At the bargaining table, UC expressed immediate concern about the rights of faculty members, while not mentioning the rights of survivors. This reflects a stunning refusal to comprehend the gravity of this crisis and is indicative of UC’s pattern of superficially acknowledging that academia faces a systemic crisis, while refusing any accountability or willingness to challenge the entrenched patriarchal bureaucracy. It also highlights UC’s instinctual response to minimize and contain liability, rather than addressing the root cause.
We do not believe that sexual harassment is an issue to be “contained.” As with the broader Gender Inequity crisis, the burden of the UC’s failure to institute effective policy falls disproportionately on young scientists such as postdocs, graduate students, and junior faculty, particularly women. Whatever agreement is reached must reflect and remedy this reality.

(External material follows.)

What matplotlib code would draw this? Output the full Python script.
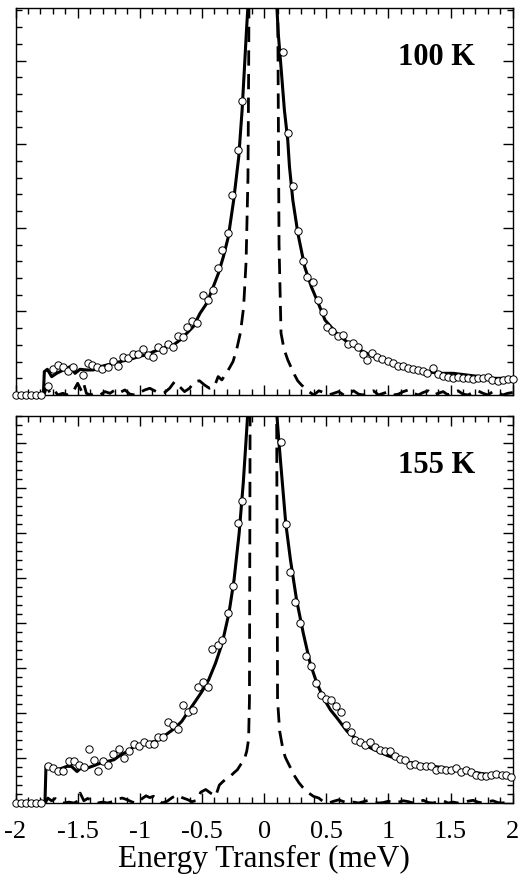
import matplotlib
matplotlib.use("Agg")
import matplotlib.pyplot as plt
from matplotlib.ticker import MultipleLocator, FormatStrFormatter

plt.rcParams["font.family"] = ["Liberation Serif", "DejaVu Serif"]
plt.rcParams["axes.unicode_minus"] = False

# ---- 100 K panel -------------------------------------------------------
top_label = "100 K"
top_obs_x = [-2.0, -1.959, -1.918, -1.878, -1.837, -1.796,
             -1.741, -1.701, -1.660, -1.619, -1.578, -1.537, -1.461, -1.420,
             -1.382, -1.341, -1.301, -1.257, -1.216, -1.176, -1.137, -1.094,
             -1.056, -1.015, -0.974, -0.933, -0.893, -0.857, -0.816, -0.776,
             -0.735, -0.694, -0.653, -0.618, -0.577, -0.536, -0.495, -0.454,
             -0.414, -0.373, -0.335, -0.294, -0.256, -0.212, -0.174,
             0.152, 0.190, 0.231, 0.272, 0.316, 0.348, 0.392, 0.430, 0.473,
             0.509, 0.550, 0.593, 0.634, 0.675, 0.716, 0.754, 0.795, 0.830,
             0.871, 0.912, 0.952, 0.993, 1.034, 1.075, 1.116, 1.156, 1.197,
             1.238, 1.279, 1.314, 1.355, 1.396, 1.437, 1.478, 1.518, 1.559,
             1.600, 1.641, 1.682, 1.722, 1.763, 1.804, 1.837, 1.878, 1.918,
             1.959, 2.0]
top_obs_y = [0, 0, 0, 0, 0, 0,
             0.108, 0.307, 0.359, 0.339, 0.291, 0.339, 0.239, 0.378,
             0.359, 0.339, 0.307, 0.339, 0.406, 0.351, 0.458, 0.438,
             0.490, 0.486, 0.546, 0.478, 0.450, 0.570, 0.538, 0.606,
             0.578, 0.709, 0.697, 0.817, 0.888, 0.865, 1.195, 1.135,
             1.255, 1.514, 1.733, 1.932, 2.390, 2.936, 3.518,
             4.104, 3.135, 2.502, 1.960, 1.602, 1.414, 1.351, 1.135, 0.996,
             0.809, 0.765, 0.709, 0.717, 0.610, 0.625, 0.578, 0.490, 0.418,
             0.498, 0.450, 0.426, 0.406, 0.378, 0.347, 0.351, 0.319, 0.307,
             0.299, 0.287, 0.259, 0.319, 0.247, 0.227, 0.211, 0.199, 0.219,
             0.199, 0.199, 0.187, 0.199, 0.199, 0.219, 0.179, 0.171, 0.179,
             0.187, 0.187]

top_fit_x = [-1.776, -1.768, -1.744, -1.709, -1.669, -1.615, -1.562, -1.521,
             -1.481, -1.427, -1.374, -1.320, -1.266, -1.213, -1.159, -1.105,
             -1.052, -0.998, -0.945, -0.891, -0.837, -0.784, -0.730, -0.677,
             -0.623, -0.570, -0.516, -0.462, -0.409, -0.368, -0.328, -0.288,
             -0.245, -0.204, -0.177, -0.158, -0.142, -0.131, -0.005,
             0.103, 0.114, 0.136, 0.163, 0.190, 0.204, 0.231, 0.272, 0.327,
             0.381, 0.435, 0.490, 0.584, 0.665, 0.772, 0.879, 0.986, 1.093,
             1.200, 1.308, 1.415, 1.522, 1.630, 1.737, 1.844, 1.951, 2.0]
top_fit_y = [0, 0.279, 0.307, 0.219, 0.259, 0.299, 0.338, 0.259,
             0.307, 0.299, 0.299, 0.338, 0.358, 0.378, 0.398, 0.418,
             0.438, 0.466, 0.478, 0.518, 0.545, 0.577, 0.598, 0.657,
             0.737, 0.817, 0.976, 1.096, 1.295, 1.454, 1.653, 1.892,
             2.330, 2.850, 3.410, 3.920, 4.360, 4.630, 20.0,
             4.630, 4.320, 3.920, 3.410, 3.050, 2.730, 2.330, 1.930, 1.530,
             1.290, 1.100, 0.896, 0.737, 0.637, 0.538, 0.458, 0.398, 0.338,
             0.299, 0.279, 0.259, 0.259, 0.239, 0.219, 0.199, 0.199, 0.199]

top_res_x = [-1.77, -1.75, -1.72, -1.69, -1.66, -1.62, -1.58, -1.54, -1.50,
             -1.47, -1.45, -1.43, -1.40, -1.36, -1.32, -1.28, -1.24, -1.20,
             -1.16, -1.12, -1.08, -1.04, -1.00, -0.96, -0.92, -0.88, -0.84,
             -0.80, -0.76, -0.72, -0.68, -0.64, -0.60, -0.56, -0.52, -0.48,
             -0.44, -0.40, -0.37, -0.34, -0.31, -0.28, -0.25, -0.22, -0.19,
             -0.165, -0.145, -0.13, -0.124, -0.118, -0.005, 0.105, 0.112,
             0.12, 0.136, 0.16, 0.19, 0.22, 0.245, 0.27, 0.30, 0.33, 0.36,
             0.40, 0.44, 0.48, 0.52, 0.56, 0.60, 0.64, 0.68, 0.72, 0.76, 0.80,
             0.84, 0.88, 0.92, 0.96, 1.00, 1.04, 1.08, 1.12, 1.16, 1.20, 1.24,
             1.28, 1.32, 1.36, 1.40, 1.44, 1.48, 1.52, 1.56, 1.60, 1.64, 1.68,
             1.72, 1.76, 1.80, 1.84, 1.88, 1.92, 1.96, 2.0]
top_res_y = [0.0, 0.10, 0.02, 0.06, 0.0, 0.02, 0.0, 0.03, 0.14,
             0.05, 0.13, 0.02, 0.0, 0.02, 0.0, 0.04, 0.02, 0.06,
             0.03, 0.06, 0.01, 0.0, 0.03, 0.06, 0.08, 0.05, 0.02,
             0.03, 0.08, 0.16, 0.10, 0.04, 0.08, 0.16, 0.17, 0.12,
             0.08, 0.10, 0.22, 0.18, 0.25, 0.32, 0.40, 0.55, 0.75,
             1.05, 1.60, 2.60, 4.0, 6.0, 60.0, 6.0, 4.0,
             1.80, 0.74, 0.55, 0.42, 0.32, 0.24, 0.17, 0.12, 0.08, 0.04,
             0.0, 0.05, 0.03, 0.0, 0.02, 0.04, 0.0, 0.02, 0.05, 0.01, 0.0,
             0.03, 0.05, 0.0, 0.02, 0.04, 0.0, 0.01, 0.04, 0.06, 0.02, 0.0,
             0.03, 0.05, 0.0, 0.02, 0.04, 0.0, 0.03, 0.05, 0.01, 0.0, 0.03,
             0.05, 0.02, 0.0, 0.04, 0.03, 0.0, 0.02, 0.03]

# ---- 155 K panel -------------------------------------------------------
bot_label = "155 K"
bot_obs_x = [-2.0, -1.959, -1.918, -1.878, -1.837, -1.796,
             -1.736, -1.696, -1.655, -1.614, -1.573, -1.533, -1.492, -1.451,
             -1.410, -1.370, -1.334, -1.293, -1.253, -1.212, -1.171, -1.130,
             -1.090, -1.049, -1.008, -0.967, -0.927, -0.886, -0.853, -0.813,
             -0.772, -0.731, -0.690, -0.655, -0.614, -0.573, -0.533, -0.492,
             -0.451, -0.418, -0.372, -0.337, -0.288, -0.250, -0.212, -0.179,
             0.139, 0.174, 0.212, 0.250, 0.291, 0.334, 0.375, 0.416, 0.457,
             0.495, 0.535, 0.576, 0.617, 0.655, 0.696, 0.731, 0.769, 0.810,
             0.851, 0.891, 0.932, 0.973, 1.014, 1.054, 1.095, 1.136, 1.177,
             1.217, 1.258, 1.299, 1.340, 1.380, 1.421, 1.462, 1.503, 1.543,
             1.582, 1.622, 1.663, 1.704, 1.745, 1.785, 1.826, 1.867, 1.910,
             1.948, 1.989]
bot_obs_y = [0, 0, 0, 0, 0, 0,
             0.815, 0.778, 0.704, 0.719, 0.926, 0.926, 0.852, 0.800,
             1.200, 0.963, 0.719, 0.926, 0.837, 1.089, 1.207, 1.000,
             1.148, 1.319, 1.259, 1.356, 1.319, 1.319, 1.459, 1.467,
             1.807, 1.741, 1.644, 2.185, 2.022, 2.074, 2.578, 2.689,
             2.578, 3.430, 3.504, 3.630, 4.222, 4.830, 6.237, 6.726,
             8.037, 6.207, 5.148, 4.481, 4.015, 3.274, 3.037, 2.667, 2.407,
             2.319, 2.281, 2.148, 2.015, 1.726, 1.578, 1.393, 1.356, 1.296,
             1.348, 1.237, 1.185, 1.148, 1.148, 1.052, 0.985, 0.963, 0.852,
             0.874, 0.830, 0.815, 0.815, 0.741, 0.756, 0.726, 0.741, 0.778,
             0.689, 0.741, 0.681, 0.630, 0.607, 0.593, 0.630, 0.644, 0.630,
             0.630, 0.570]

bot_fit_x = [-1.763, -1.755, -1.72, -1.68, -1.64, -1.587, -1.55, -1.505,
             -1.46, -1.42, -1.37, -1.315, -1.26, -1.207, -1.152, -1.098,
             -1.043, -0.989, -0.935, -0.880, -0.826, -0.772, -0.717, -0.663,
             -0.609, -0.554, -0.500, -0.446, -0.391, -0.337, -0.283, -0.242,
             -0.201, -0.168, -0.147, -0.133, -0.005,
             0.103, 0.120, 0.147, 0.174, 0.212, 0.261, 0.315, 0.370, 0.424,
             0.478, 0.533, 0.587, 0.668, 0.750, 0.859, 0.995, 1.130, 1.266,
             1.402, 1.538, 1.674, 1.810, 1.946, 2.0]
bot_fit_y = [0, 0.815, 0.780, 0.740, 0.760, 0.815, 0.815, 0.700,
             0.815, 0.780, 0.830, 0.889, 0.926, 0.963, 1.074, 1.148,
             1.259, 1.296, 1.333, 1.370, 1.444, 1.556, 1.667, 1.815,
             2.037, 2.259, 2.481, 2.741, 3.111, 3.556, 4.222, 4.963,
             6.000, 7.111, 8.000, 8.610, 30.0,
             8.610, 8.000, 7.111, 6.222, 5.407, 4.519, 3.778, 3.111, 2.667,
             2.333, 2.074, 1.889, 1.593, 1.407, 1.222, 1.052, 0.926, 0.852,
             0.800, 0.741, 0.689, 0.630, 0.593, 0.578]

bot_res_x = [-1.76, -1.74, -1.71, -1.68, -1.65, -1.61, -1.57, -1.53, -1.50,
             -1.48, -1.45, -1.42, -1.38, -1.34, -1.30, -1.26, -1.22, -1.18,
             -1.14, -1.10, -1.06, -1.02, -0.98, -0.95, -0.92, -0.89, -0.86,
             -0.82, -0.78, -0.74, -0.70, -0.66, -0.62, -0.58, -0.54, -0.51,
             -0.47, -0.43, -0.39, -0.36, -0.33, -0.30, -0.27, -0.24, -0.215,
             -0.19, -0.16, -0.14, -0.125, -0.118, -0.112, -0.005, 0.100,
             0.108, 0.125, 0.152, 0.17, 0.193, 0.22, 0.247, 0.28, 0.31, 0.329,
             0.36, 0.397, 0.44, 0.48, 0.52, 0.56, 0.60, 0.64, 0.68, 0.72,
             0.76, 0.80, 0.84, 0.88, 0.92, 0.96, 1.00, 1.04, 1.08, 1.12, 1.16,
             1.20, 1.24, 1.28, 1.32, 1.36, 1.40, 1.44, 1.48, 1.52, 1.56, 1.60,
             1.64, 1.68, 1.72, 1.76, 1.80, 1.84, 1.88, 1.92, 1.96, 2.0]
bot_res_y = [0.0, 0.11, 0.05, 0.10, 0.02, 0.0, 0.02, 0.0, 0.04,
             0.22, 0.05, 0.10, 0.06, 0.0, 0.02, 0.0, 0.03, 0.09,
             0.11, 0.07, 0.02, 0.0, 0.10, 0.16, 0.12, 0.15, 0.08,
             0.0, 0.04, 0.12, 0.18, 0.12, 0.08, 0.03, 0.06, 0.24,
             0.30, 0.22, 0.15, 0.40, 0.48, 0.55, 0.60, 0.68, 0.74,
             0.85, 0.963, 1.15, 1.41, 2.30, 9.50, 60.0, 9.50,
             2.30, 1.60, 1.185, 1.02, 0.889, 0.74, 0.593, 0.45, 0.35, 0.296,
             0.22, 0.148, 0.11, 0.02, 0.0, 0.04, 0.07, 0.03, 0.0, 0.02,
             0.0, 0.03, 0.06, 0.02, 0.0, 0.01, 0.04, 0.0, 0.02, 0.05, 0.03,
             0.0, 0.02, 0.06, 0.01, 0.0, 0.03, 0.05, 0.0, 0.02, 0.0, 0.01,
             0.04, 0.06, 0.02, 0.0, 0.03, 0.05, 0.01, 0.0, 0.03, 0.02]

X_TICKS = [-2, -1.5, -1, -0.5, 0, 0.5, 1, 1.5, 2]
X_LABEL = "Energy Transfer (meV)"


def draw_panel(ax, obs_x, obs_y, fit_x, fit_y, res_x, res_y, label, ytop):
    ax.plot(res_x, res_y, color="black", linewidth=2.0,
            linestyle=(0, (5.5, 3.0)), solid_capstyle="butt")
    ax.plot(fit_x, fit_y, color="black", linewidth=2.2)
    ax.plot(obs_x, obs_y, linestyle="none", marker="o", markersize=5.3,
            markerfacecolor="white", markeredgecolor="black",
            markeredgewidth=0.7, clip_on=False, zorder=5)

    ax.set_xlim(-2, 2)
    ax.set_ylim(0, ytop)
    ax.xaxis.set_major_locator(MultipleLocator(0.5))
    ax.xaxis.set_minor_locator(MultipleLocator(0.1))
    ax.yaxis.set_major_locator(MultipleLocator(1))
    ax.yaxis.set_minor_locator(MultipleLocator(0.2))
    ax.tick_params(which="both", direction="in", top=True, right=True,
                   width=1.0, labelleft=False)
    ax.tick_params(which="major", length=7)
    ax.tick_params(which="minor", length=4)
    for side in ax.spines.values():
        side.set_linewidth(1.0)

    ax.text(0.924, 0.872, label, transform=ax.transAxes, ha="right",
            va="center", fontsize=22, fontweight="bold")


def main():
    fig = plt.figure(figsize=(5.31, 8.83), dpi=100)
    ax_top = fig.add_axes([0.0292, 0.5527, 0.9364, 0.4383])
    ax_bot = fig.add_axes([0.0292, 0.0906, 0.9364, 0.4383])

    draw_panel(ax_top, top_obs_x, top_obs_y, top_fit_x, top_fit_y,
               top_res_x, top_res_y, top_label, 4.63)
    draw_panel(ax_bot, bot_obs_x, bot_obs_y, bot_fit_x, bot_fit_y,
               bot_res_x, bot_res_y, bot_label, 8.61)

    ax_top.tick_params(labelbottom=False)
    ax_bot.set_xticks(X_TICKS)
    ax_bot.xaxis.set_major_formatter(FormatStrFormatter("%g"))
    ax_bot.tick_params(axis="x", labelsize=19, pad=13)
    ax_bot.set_xlabel(X_LABEL, fontsize=22.5, labelpad=1)

    fig.savefig("out.png", dpi=100)
    plt.close(fig)


if __name__ == "__main__":
    main()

There are a number of intelligent and intrepid individuals within the administration of the University of California. At our next session on June 30th in San Diego, our bargaining team would welcome proposals from the university that will lead to positive policy reform — even if they differ from our own.
We will not, however, tolerate proposals that maintain the status quo. If the UC is incapable or unwilling to look past its self-protectionist instinct, then postdocs are not afraid to use any and all tactics to protect our livelihoods and future careers, as well as the reputation of the university to which we devote so much of our blood, sweat, and tears.
Carlena Ebben Eaton is a postdoc in the Department of Chemistry at UC Berkeley and a trustee of UAW Local 5810, the union for over 6,000 postdocs at the University of California.